I know, that DOES sound pretty awesome. But the best part was that at the top of this cornball universe was the Racer family - Mom, Pops, and brothers Speed and Spritle. They live in a lovely split level home/auto garage with their mechanic Sparky and, for some reason, a monkey named Chim Chim. Occasional visits are made by Speed’s Platonic Girlfriend Trixie. Together, they’re the most successful racing team in the world - because they always play by the rules, stick by their friends, and honor the sport of racing as a matter of personal faith. With his super awesome car - the Mach 5 - and the occasional help of a mysterious ally named Racer X, Speed Racer wages a never ending battle for truth, justice, and jumping over shit in his car.

At least, he did for 52 glorious episodes. As a boy I discovered the wonder of UHF (Kids: it was the internet of the early 1980s) and a whole new world of really weird television opened up to me. The original Speed Racer lived on in syndication as I was growing up, and is singlehandedly responsible for my unhealthy acceptance of almost all things anime. The world famous(ly weird) Wachowski Brothers clearly shared my enthusiasm. Their re-imagining of Speed Racer captured the very small handful of things that made the original show captivating to prepubescent boys the world over. It also takes place in a near futuristic society based entirely on auto racing. It also spits on the laws of physics and is populated with hyper-stylized characters that all suffer from an unholy blend of ADHD and PTSD.

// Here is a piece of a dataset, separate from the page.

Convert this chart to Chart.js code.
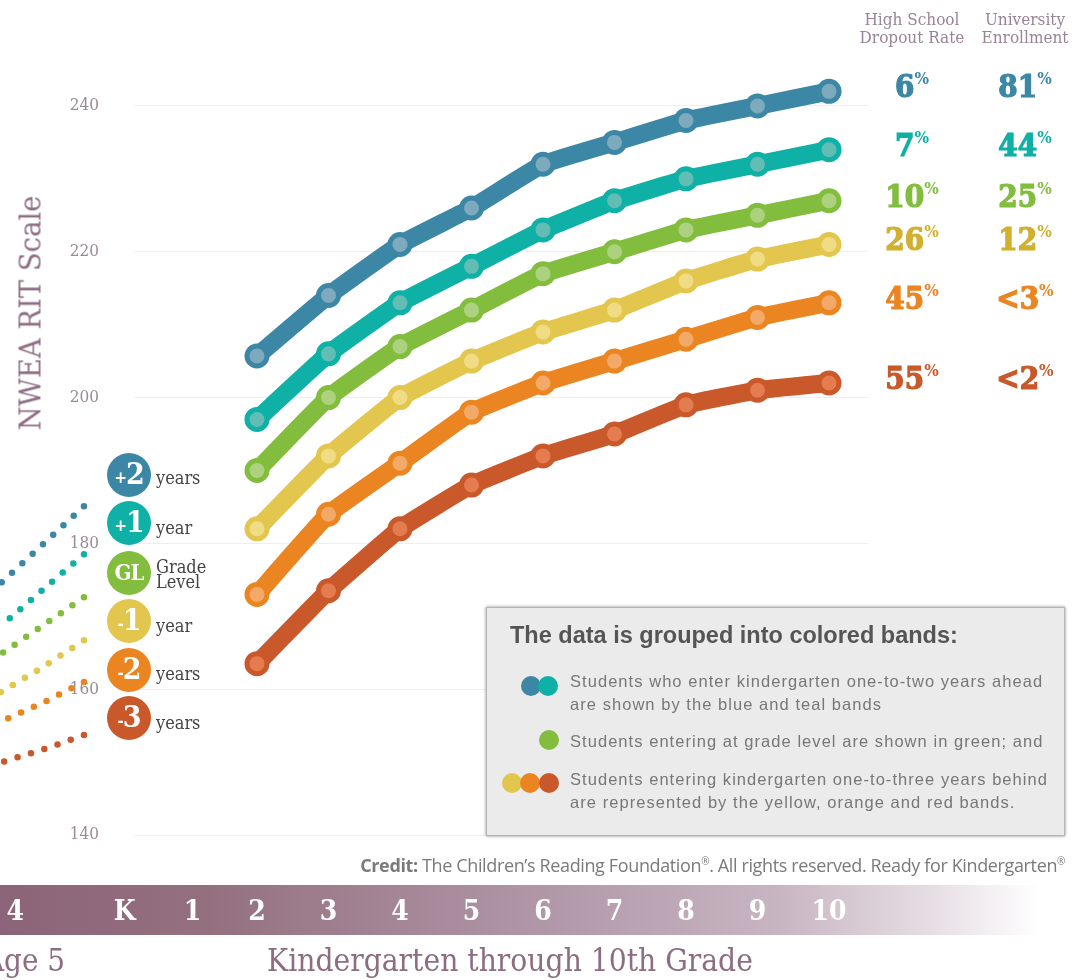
<!DOCTYPE html>
<html>
<head>
<meta charset="utf-8">
<script src="https://cdn.jsdelivr.net/npm/chart.js@4"></script>
<style>
    html, body { margin: 0; padding: 0; background: #fff; overflow: hidden; }
    #wrap { position: relative; width: 1085px; height: 980px; overflow: hidden; }
    canvas { position: absolute; left: 0; top: 0; }
    .slab { position: absolute; font-family: 'DejaVu Serif Condensed', 'DejaVu Serif', serif; white-space: nowrap; }
    .head { color: #9a8497; font-size: 17px; line-height: 18px; text-align: center; transform: translateX(-50%); top: 10px; }
    .mauve { color: #8d6d82; }
    .icon { position: absolute; left: 107px; width: 44px; height: 44px; border-radius: 50%; color: #fff; text-align: center;
            font: bold 30px/42px 'DejaVu Serif Condensed', 'DejaVu Serif', serif; letter-spacing: -1px; }
    .icon small { font-size: 17px; vertical-align: 1px; }
    .iconText { color: #444; font-size: 18px; line-height: 15px; left: 156px; }
    #box { position: absolute; left: 486px; top: 607px; width: 577px; height: 227px; background: #ebebeb; border: 1px solid #b5b5b5;
           box-shadow: 0 0 3px #888; font-family: 'Liberation Sans', Arial, sans-serif; color: #777; }
    #box .t { position: absolute; left: 23px; top: 14px; font-size: 23.5px; font-weight: bold; color: #555; white-space: nowrap; }
    #box .l { position: absolute; left: 83px; font-size: 16.5px; letter-spacing: 1.05px; line-height: 23px; white-space: nowrap; }
    #box i { position: absolute; width: 20px; height: 20px; border-radius: 50%; }
    #credit { position: absolute; right: 20px; top: 853px; font: 18px 'Open Sans', sans-serif; color: #7a7a7a; letter-spacing: -0.37px; white-space: nowrap; }
    #credit sup { font-size: 10px; line-height: 0; }
</style>
</head>
<body>
<div id="wrap">
    <canvas id="ritChart" width="1085" height="980"></canvas>

    <div class="slab head" style="left:912px">High School<br>Dropout Rate</div>
    <div class="slab head" style="left:1025px">University<br>Enrollment</div>

    <div class="slab mauve" style="left:30px;top:313px;font-size:30.5px;transform:translate(-50%,-50%) rotate(-90deg)">NWEA RIT Scale</div>
    <div class="slab mauve" style="right:1020px;top:942px;font-size:31px">Age 5</div>
    <div class="slab mauve" style="left:510px;top:942px;font-size:31.4px;transform:translateX(-50%)">Kindergarten through 10th Grade</div>

    <div class="icon" style="top:453px;background:#3d87a6"><small>+</small>2</div>
    <div class="icon" style="top:501px;background:#0fb0a6"><small>+</small>1</div>
    <div class="icon" style="top:551px;background:#82bd3e;font-size:22px">GL</div>
    <div class="icon" style="top:599px;background:#e3c64d"><small>-</small>1</div>
    <div class="icon" style="top:648px;background:#ea8522"><small>-</small>2</div>
    <div class="icon" style="top:696px;background:#c9582a"><small>-</small>3</div>
    <div class="slab iconText" style="top:470px">years</div>
    <div class="slab iconText" style="top:520px">year</div>
    <div class="slab iconText" style="top:559px">Grade<br>Level</div>
    <div class="slab iconText" style="top:618px">year</div>
    <div class="slab iconText" style="top:666px">years</div>
    <div class="slab iconText" style="top:715px">years</div>

    <div id="box">
        <div class="t">The data is grouped into colored bands:</div>
        <i style="left:34px;top:68px;background:#3d87a6"></i><i style="left:51px;top:68px;background:#0fb0a6"></i>
        <div class="l" style="top:62px">Students who enter kindergarten one-to-two years ahead<br>are shown by the blue and teal bands</div>
        <i style="left:52px;top:122px;background:#82bd3e"></i>
        <div class="l" style="top:122px">Students entering at grade level are shown in green; and</div>
        <i style="left:15px;top:165px;background:#e3c64d"></i><i style="left:33px;top:165px;background:#ea8522"></i><i style="left:52px;top:165px;background:#c9582a"></i>
        <div class="l" style="top:160px">Students entering kindergarten one-to-three years behind<br>are represented by the yellow, orange and red bands.</div>
    </div>
    <div id="credit"><b>Credit:</b> The Children’s Reading Foundation<sup>®</sup>. All rights reserved. Ready for Kindergarten<sup>®</sup></div>
</div>

<script>
const grades = [2, 3, 4, 5, 6, 7, 8, 9, 10];
const blueBand = [205.7, 214, 221, 226, 232, 235, 238, 240, 242];
const tealBand = [197, 206, 213, 218, 223, 227, 230, 232, 234];
const greenBand = [190, 200, 207, 212, 217, 220, 223, 225, 227];
const yellowBand = [182, 192, 200, 205, 209, 212, 216, 219, 221];
const orangeBand = [173, 184, 191, 198, 202, 205, 208, 211, 213];
const redBand = [163.5, 173.5, 182, 188, 192, 195, 199, 201, 202];

// the dotted run-up before school starts, listed right to left:
// sorted x lets Chart.js drop the points left of the axis minimum
const preGrades = [-0.42, -1, -1.6];
const bluePre = [185.1, 179.8, 174.4];
const tealPre = [178.5, 173.6, 168.5];
const greenPre = [172.6, 168.7, 164.7];
const yellowPre = [166.7, 163, 159.5];
const orangePre = [161, 158.1, 155.5];
const redPre = [153.7, 151.7, 149.9];

const tickValues = [-1.38, 0.15, 1.1, 2, 3, 4, 5, 6, 7, 8, 9, 10];
const tickLabels = ['4', 'K', '1', '2', '3', '4', '5', '6', '7', '8', '9', '10'];

const dropoutRates = ['6', '7', '10', '26', '45', '55'];
const enrollmentRates = ['81', '44', '25', '12', '<3', '<2'];

const bandColors = ['#3d87a6', '#0fb0a6', '#82bd3e', '#e3c64d', '#ea8522', '#c9582a'];
const innerColors = ['#7dabbd', '#62bdb5', '#add27f', '#f0dc85', '#f3aa68', '#e57c50'];
const rateColors = ['#3d87a6', '#0fb0a6', '#82bd3e', '#d2b02f', '#ea8522', '#c9582a'];

const bands = [blueBand, tealBand, greenBand, yellowBand, orangeBand, redBand];
const pres = [bluePre, tealPre, greenPre, yellowPre, orangePre, redPre];

const mainSets = bands.map(function (band, i) {
    return {
        label: 'Band ' + (i + 1),
        data: band.map((v, k) => ({ x: grades[k], y: v })),
        borderColor: bandColors[i],
        backgroundColor: bandColors[i],
        borderWidth: 18,
        borderJoinStyle: 'round',
        tension: 0.1,
        pointRadius: 10,
        pointBorderWidth: 5,
        pointBackgroundColor: innerColors[i],
        pointBorderColor: bandColors[i],
        clip: false
    };
});

const dotSets = pres.map(function (pre, i) {
    return {
        label: 'Pre ' + (i + 1),
        data: pre.map((v, k) => ({ x: preGrades[k], y: v })),
        borderColor: bandColors[i],
        borderWidth: 6.5,
        borderCapStyle: 'round',
        borderDash: [0, 14],
        pointRadius: 0,
        clip: false
    };
});

const bandPlugin = {
    id: 'gradeBand',
    beforeDraw(chart) {
        const c = chart.ctx;
        const g = c.createLinearGradient(0, 0, 1040, 0);
        g.addColorStop(0, '#8c6479');
        g.addColorStop(0.2, '#94707f');
        g.addColorStop(0.5, '#ae94a5');
        g.addColorStop(0.75, '#c8b5c2');
        g.addColorStop(0.9, '#e7dfe5');
        g.addColorStop(1, '#ffffff');
        c.save();
        c.fillStyle = g;
        c.fillRect(0, 885, 1040, 50);
        c.restore();
    }
};

const ratesPlugin = {
    id: 'rates',
    afterDraw(chart) {
        const c = chart.ctx;
        const y = chart.scales.y;
        const big = 'bold 31px "DejaVu Serif Condensed", "DejaVu Serif", serif';
        const small = 'bold 17px "DejaVu Serif Condensed", "DejaVu Serif", serif';
        function putRate(text, cx, py, color) {
            c.font = big;
            const w1 = c.measureText(text).width;
            c.font = small;
            const w2 = c.measureText('%').width;
            const left = cx - (w1 + w2) / 2;
            c.fillStyle = color;
            c.strokeStyle = color;
            c.lineWidth = 1.2;
            c.textBaseline = 'alphabetic';
            c.textAlign = 'left';
            c.font = big;
            c.fillText(text, left, py + 12);
            c.strokeText(text, left, py + 12);
            c.font = small;
            c.fillText('%', left + w1, py - 1);
        }
        c.save();
        bands.forEach(function (band, i) {
            const py = y.getPixelForValue(band[band.length - 1]) - 6;
            putRate(dropoutRates[i], 912, py, rateColors[i]);
            putRate(enrollmentRates[i], 1025, py, rateColors[i]);
        });
        c.restore();
    }
};

const ctx = document.getElementById('ritChart').getContext('2d');
new Chart(ctx, {
    type: 'line',
    data: { datasets: mainSets.concat(dotSets) },
    plugins: [bandPlugin, ratesPlugin],
    options: {
        responsive: false,
        animation: false,
        layout: { padding: { top: 69.5, right: 217, left: 0, bottom: 0 } },
        plugins: { legend: { display: false }, tooltip: { enabled: false } },
        scales: {
            x: {
                type: 'linear',
                min: 0.294,
                max: 10.545,
                grid: { display: false },
                border: { display: false },
                afterBuildTicks: function (scale) {
                    scale.ticks = tickValues.map(v => ({ value: v }));
                },
                afterFit: function (scale) {
                    scale.height = 145;
                    // the far-left ticks must not push the plot area in
                    scale.paddingLeft = 0;
                    scale.paddingRight = 0;
                },
                ticks: {
                    autoSkip: false,
                    maxRotation: 0,
                    padding: 53,
                    color: '#ffffff',
                    font: { family: '"DejaVu Serif Condensed", "DejaVu Serif", serif', size: 28, weight: 'bold' },
                    callback: function (value, i) { return tickLabels[i]; }
                }
            },
            y: {
                min: 140,
                max: 245,
                grid: { color: '#eeeeee', drawTicks: false },
                border: { display: false },
                afterFit: function (scale) { scale.width = 135; },
                ticks: {
                    stepSize: 20,
                    includeBounds: false,
                    padding: 36,
                    color: '#9b8a96',
                    font: { family: '"DejaVu Serif Condensed", "DejaVu Serif", serif', size: 17 }
                }
            }
        }
    }
});
</script>
</body>
</html>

But now, they hold candy colored CGI races on tracks that look like something out of Tron. Speed Racer is one of those rare films that deserve acclaim just because you’ve never seen anything like it. I’m not even kidding when I say the whole movie looks like the inside of a bag of Super High Definition Skittles. At first, it’ll feel like your eyes are being raped. Then, once you’re used to it, you’ll get lost in it. It’s a visually astounding film that – at times – also captures the colorful, gleeful stupidity of the original show. Unfortunately the Wachowskis are a pair of incurable paranoids, so they felt it appropriate to take what should have been a fun, fast paced kids’ movie and marinate it in The X-Files. And what’s the result?

Speed Racer feels like a remake of Death Race 2000 made by Pixar, and based on an Oliver Stone screenplay re-written by Aaron Sorkin. In the original version there was never any need to explain how an auto racing based society came to exist. There was certainly never any attempt to explain why racers all hang around with each other all the time, driving their race cars around everywhere and dressing like comic book characters. And I don’t remember anyone ever telling me WHY every race devolved into a fiery murder-fest. They just DID. None of it was grounded in any kind of reality. But the Wachowskis want you to believe that Big Business and Greedy Millionaires are secretly controlling everything from the price of stock to how many marshmallows are in your bowl of fruit loops. There’s lots of racing, and lots of crazy-ass racers in Speed Racer - and it’s the same ludicrously hilarious shtick I remember from my youth. But the fun parts are punctuated by LONG stretches of self-consciously gaudy exposition.